Hong Kong’s laissez-faire government policy has long been considered an unshakeable fundamental since the British colonial era. However, besieged by other larger economic systems which have blatantly violated the textbook theory, we should think, seriously, about how moderate regulation of the market, when it is dysfunctional, can serve as a timely and necessary rectification to steer the economy onto a healthier path.
Financial Secretary Paul Chan Mo-po has often spoken of the city’s economic resilience. However, the economy is still fragile and the outlook seems gloomy.
Walking on the street, one can easily spot the closure of shops and slashed prices everywhere. Cathy Pacific is downsizing. In addition, the rental rate of return is extremely low for offices in the Central business district.
Hong Kong desperately needs structural change. Otherwise, it will be hard to live up to the anticipation of economic recovery, at least, in terms of the employment rate.
Recently, I have heard that some families want to employ a Filipino domestic helper so badly that they are considering offering a more attractive package
. Therefore, if we are really to expect an economic recovery, the shortage of domestic helpers has to be first alleviated so that more human power can be released and made available in the job market.

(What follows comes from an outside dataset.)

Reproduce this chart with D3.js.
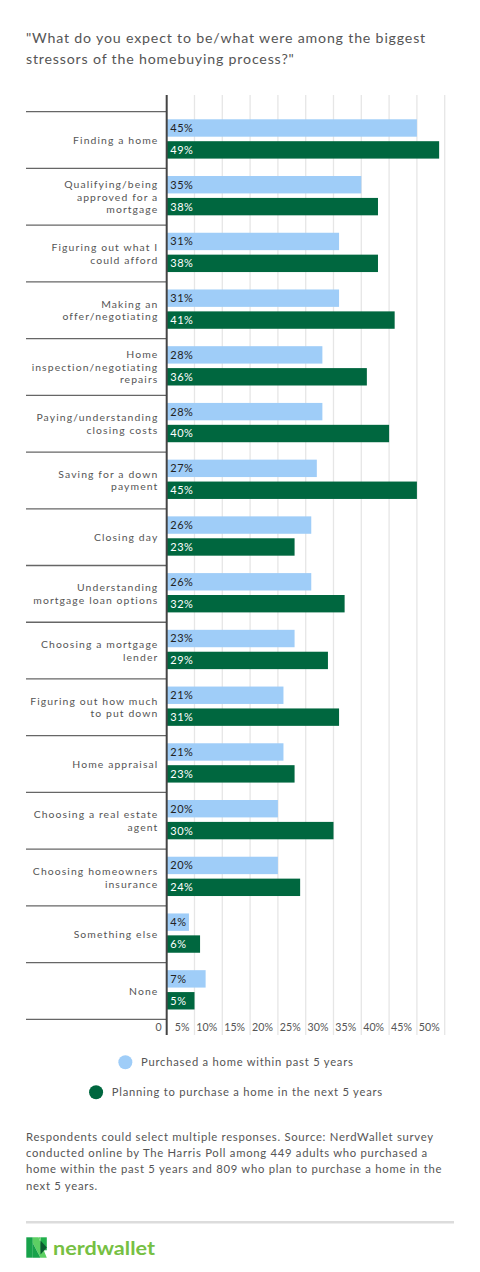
<!DOCTYPE html>
<html>
<head>
<meta charset="utf-8">
<script src="https://cdn.jsdelivr.net/npm/d3@7"></script>
<style>
  html, body { margin: 0; padding: 0; background: #fff; }
  svg { display: block; }
  text { font-family: Lato, "Open Sans", sans-serif; }
</style>
</head>
<body>
<div id="chart"></div>
<script>
// ---------- DATA ----------
const categories = [
  "Finding a home",
  "Qualifying/being|approved for a|mortgage",
  "Figuring out what I|could afford",
  "Making an|offer/negotiating",
  "Home|inspection/negotiating|repairs",
  "Paying/understanding|closing costs",
  "Saving for a down|payment",
  "Closing day",
  "Understanding|mortgage loan options",
  "Choosing a mortgage|lender",
  "Figuring out how much|to put down",
  "Home appraisal",
  "Choosing a real estate|agent",
  "Choosing homeowners|insurance",
  "Something else",
  "None"
];
const purchasedPast5 = [45, 35, 31, 31, 28, 28, 27, 26, 26, 23, 21, 21, 20, 20, 4, 7];
const planningNext5 = [49, 38, 38, 41, 36, 40, 45, 23, 32, 29, 31, 23, 30, 24, 6, 5];
const seriesNames = ["Purchased a home within past 5 years", "Planning to purchase a home in the next 5 years"];
const tickValues = [0, 5, 10, 15, 20, 25, 30, 35, 40, 45, 50];
const tickLabels = ["0", "5%", "10%", "15%", "20%", "25%", "30%", "35%", "40%", "45%", "50%"];
const titleLines = ["\"What do you expect to be/what were among the biggest", "stressors of the homebuying process?\""];
const noteLines = [
  "Respondents could select multiple responses. Source: NerdWallet survey",
  "conducted online by The Harris Poll among 449 adults who purchased a",
  "home within the past 5 years and 809 who plan to purchase a home in the",
  "next 5 years."
];

// ---------- LAYOUT ----------
const W = 480, H = 1272;
const colors = ["#9fcdf8", "#00673f"];
const textCol = "#555";

const svg = d3.select("#chart").append("svg").attr("width", W).attr("height", H);

// letter-spacing so that a sample string reaches a target width
function spacingFor(sample, size, target, weight) {
  const t = svg.append("text").attr("font-size", size).attr("font-weight", weight || 400).text(sample);
  const w = t.node().getComputedTextLength();
  t.remove();
  return Math.max(0, (target - w) / sample.length);
}

const x = d3.scaleLinear().domain([0, 50]).range([166.7, 444.7]);
const y = d3.scaleBand().domain(categories).range([111.7, 1019.3]);
const sub = d3.scaleBand().domain([0, 1]).range([7.6, 46.9]).paddingInner(0.2055);

// Title
const titleSize = 14.2;
const titleLS = spacingFor(titleLines[0], titleSize, 400);
svg.append("g").selectAll("text").data(titleLines).join("text")
  .attr("x", 26).attr("y", (d, i) => 42.5 + i * 21)
  .attr("font-size", titleSize).attr("letter-spacing", titleLS)
  .attr("fill", textCol).text(d => d);

// Gridlines
const gTop = 95, gBot = 1035;
svg.append("g").selectAll("line").data(tickValues.slice(1)).join("line")
  .attr("x1", d => x(d)).attr("x2", d => x(d))
  .attr("y1", gTop).attr("y2", gBot)
  .attr("stroke", "#e6e6e6").attr("stroke-width", 1.3);

// Category separators
const seps = categories.map(c => y(c)).concat([y.range()[1]]);
svg.append("g").selectAll("line").data(seps).join("line")
  .attr("x1", 26).attr("x2", x(0))
  .attr("y1", d => d).attr("y2", d => d)
  .attr("stroke", "#666").attr("stroke-width", 1.3);

// Bars
const rows = categories.map((c, i) => ({ c, vals: [purchasedPast5[i], planningNext5[i]] }));
const rowG = svg.append("g").selectAll("g").data(rows).join("g")
  .attr("transform", d => `translate(0,${y(d.c)})`);

rowG.selectAll("rect").data(d => d.vals.map((v, s) => ({ v, s }))).join("rect")
  .attr("x", x(0)).attr("y", d => sub(d.s))
  .attr("width", d => x(d.v) - x(0)).attr("height", sub.bandwidth())
  .attr("fill", d => colors[d.s]);

const valSize = 11;
const valLS = spacingFor("45%", valSize, 23.3);
rowG.selectAll("text.val").data(d => d.vals.map((v, s) => ({ v, s }))).join("text")
  .attr("class", "val")
  .attr("x", x(0) + 3.5).attr("y", d => sub(d.s) + sub.bandwidth() / 2)
  .attr("dy", "0.36em").attr("font-size", valSize).attr("letter-spacing", valLS)
  .attr("fill", d => d.s === 0 ? "#222" : "#fff")
  .text(d => d.v + "%");

// Category labels
const labSize = 10.4;
const labLS = spacingFor("inspection/negotiating", labSize, 127.3);
rowG.each(function (d) {
  const lines = d.c.split("|");
  const lh = 12.6;
  const mid = y.bandwidth() / 2;
  d3.select(this).append("text")
    .attr("text-anchor", "end").attr("font-size", labSize).attr("letter-spacing", labLS)
    .attr("fill", textCol)
    .selectAll("tspan").data(lines).join("tspan")
    .attr("x", 157.3 + labLS)
    .attr("y", (t, i) => mid + (i - (lines.length - 1) / 2) * lh)
    .attr("dy", "0.36em")
    .text(t => t);
});

// Zero axis line
svg.append("line").attr("x1", x(0)).attr("x2", x(0)).attr("y1", gTop).attr("y2", gBot)
  .attr("stroke", "#444").attr("stroke-width", 2);

// Tick labels
const tickSize = 10.6;
const tickLS = spacingFor("10%", tickSize, 21);
svg.append("g").selectAll("text").data(tickValues).join("text")
  .attr("x", d => x(d) - 5 + tickLS).attr("y", 1027).attr("dy", "0.36em")
  .attr("text-anchor", "end").attr("font-size", tickSize).attr("letter-spacing", tickLS)
  .attr("fill", textCol)
  .text((d, i) => tickLabels[i]);

// Legend
const legY = [1062.3, 1092.3];
const legSize = 11.2;
const legLS = spacingFor(seriesNames[0], legSize, 212.6);
seriesNames.forEach((name, i) => {
  const g = svg.append("g");
  const t = g.append("text").attr("x", 0).attr("y", legY[i]).attr("dy", "0.36em")
    .attr("font-size", legSize).attr("letter-spacing", legLS).attr("fill", textCol).text(name);
  const tw = t.node().getComputedTextLength();
  const total = 14 + 8.7 + tw;
  const start = 236 - total / 2;
  t.attr("x", start + 22.7);
  g.append("circle").attr("cx", start + 7).attr("cy", legY[i]).attr("r", 7).attr("fill", colors[i]);
});

// Footnote
const noteSize = 11.3;
const noteLS = spacingFor(noteLines[0], noteSize, 408);
svg.append("g").selectAll("text").data(noteLines).join("text")
  .attr("x", 26).attr("y", (d, i) => 1140.7 + i * 16.3)
  .attr("font-size", noteSize).attr("letter-spacing", noteLS)
  .attr("fill", textCol).text(d => d);

// Rule
svg.append("line").attr("x1", 26).attr("x2", 454).attr("y1", 1222.3).attr("y2", 1222.3)
  .attr("stroke", "#dcdcdc").attr("stroke-width", 2.5);

// Logo
const lg = svg.append("g");
lg.append("rect").attr("x", 26.3).attr("y", 1237.3).attr("width", 6.5).attr("height", 20.4).attr("fill", "#17a24a");
lg.append("path").attr("d", "M32.8,1237.3 L38.5,1237.3 L46.8,1257.7 L40.5,1257.7 L32.8,1243 Z").attr("fill", "#5ccf63");
lg.append("path").attr("d", "M32.8,1243 L40.5,1257.7 L32.8,1257.7 Z").attr("fill", "#17a24a");
lg.append("rect").attr("x", 40.5).attr("y", 1237.3).attr("width", 6.3).attr("height", 13).attr("fill", "#22b04c");
lg.append("path").attr("d", "M38.5,1237.3 L40.5,1237.3 L40.5,1242 Z").attr("fill", "#5ccf63");
lg.append("path").attr("d", "M40.5,1240.5 L46.8,1247.5 L40.5,1254.5 Z").attr("fill", "#0b5c30");
lg.append("text").attr("x", 53).attr("y", 1254.5).attr("font-size", 18.5)
  .attr("font-weight", 700).attr("fill", "#76c043")
  .attr("textLength", 102).attr("lengthAdjust", "spacingAndGlyphs")
  .text("nerdwallet");
</script>
</body>
</html>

Lockdowns and flight bans are government interventions, which have twisted the market for domestic helpers. It isn’t unusual to hear cases of helpers breaking their contract after they found other employers willing to offer higher wages. While some may find this salary increment affordable, it can be a burden to many local families.
These people are not asking for a government pension, but trying their very best to return to the job market. One way to free them from the bondage of family duties is to increase the supply of domestic helpers.
Suitable intervention can prevent unnecessary market volatility.